Ashley McGuire - wearing a dress fashioned to resemble the Tardis - and her two children had been waiting since 6.30 a.m. "The line was already out by the Bay by then," McGrath said of their arrival time and the length of the queue that stretched to the other side of the convention hall. The panel was scheduled to commence at 12.30 p.m.
A fan since the 2005 reboot, McGuire said it was worth the wait because they are all "really, really big fans." Her hopes for the panel included a peek at what's planned for the 50th anniversary special episode which features not one but two Doctors - both Smith and his predecessor, actor David Tennant.
Also wearing a Tardis-inspired dress was Lissa McGrath, whose excitement was building as she approached the entrance to Hall H - the biggest of Comic-Con's locales with the capacity to hold more than 6,000 people and the venue for the "Doctor Who" love-fest.
For McGrath, who had attended all four days of the convention with her 7-year-old daughter Rowan, "Doctor Who" holds a special place in her fandom hierarchy. While she currently resides in San Diego, McGrath was born and raised in Harrogate, a town in North Yorkshire in England.
"I've been a fan since I was Rowan's age, about 7," McGrath explained. "I grew up with 'Doctor Who' being a Brit."
Though her first Doctor came in the guise of actor Sylvester McCoy (1987-89), it's Tennant's interpretation that remains her favorite. The tenth actor to play the character, Tennant featured in the series from 2005 to 2010. "He really took the 'Doctor Who' phenomenon that I knew as a child to a whole new level," McGrath said.
Her hopes for the panel? "I was here last year and it was really nice to see some of the upcoming season, and it's nice always to see the actors. Seeing Jenna for the first time will be just amazing. Of course we are hoping for David Tennant because it is the 50th anniversary. That's the thing that is so wonderful about these panels is that you never know who or what you are going to see."
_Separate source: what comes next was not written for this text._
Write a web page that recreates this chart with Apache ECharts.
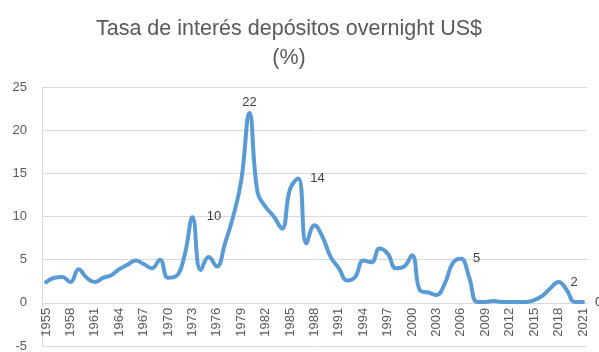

McGuire, McGrath and thousands of other fans enthusiastically greeted Smith, Coleman and series show-runner Steven Moffat during the panel before being treated to a sneak peek at the anniversary special that showcased both Smith's Doctor and Tennant's version, together at last.
The trailer also teased that the Doctor will have to face some of the darker aspects of his past.
“I’ve had many faces, many lives,” Smith’s Doctor says in voiceover. “I don’t admit to all of them. There is one life I’ve tried very hard to forget.” The special, set to air on BBC America on November 23, will be Smith's last outing in the role.
Sadly for McGrath, Tennant did not make a physical appearance in Hall H, but the panel packed an emotional underscore none-the-less as fans said their goodbyes to Smith.
"It changed everything: My life, my family's life," Smith told the crowd of his stint as the iconic character. "I'm proud and grateful to be part of it. ... Also, because I am on the way out, I just wanted to say 'Thank you, for all your support."
In a fun video posted on YouTube, Smith even got to walk the convention floor. A feat few actors can achieve without being mobbed. His solution to avoiding fan chaos was to dress as Bart Simpson (see below).
Moffat remained tight-lipped about his plans for the future of the role and which actor would next step out of the Tardis, though he admitted finding someone to encapsulate the broad history of the character would be difficult.
“There’s only one Doctor. He has lots of different faces, but he’s always the same,” Moffat said. “He lives in the moment all the time. He never really looks back because if he did, he’d be staring all day. He’s a creature of the moment, right now.
"I also think he’s every age at once. He’s a child, he’s a stroppy teenager, he’s a middle-aged bore and a grumpy old man. All those things at the same time. I think that Matt, to date, has done the best to combine the old man and the child.”
Tennant's absence aside, Lissa McGrath remains thrilled with the Doctor and his ever growing profile in America.
"It's so much fun being a Brit in America and people understanding what 'Doctor Who' is," she said. "I can walk downtown in a Tardis costume and not look like I'm crazy."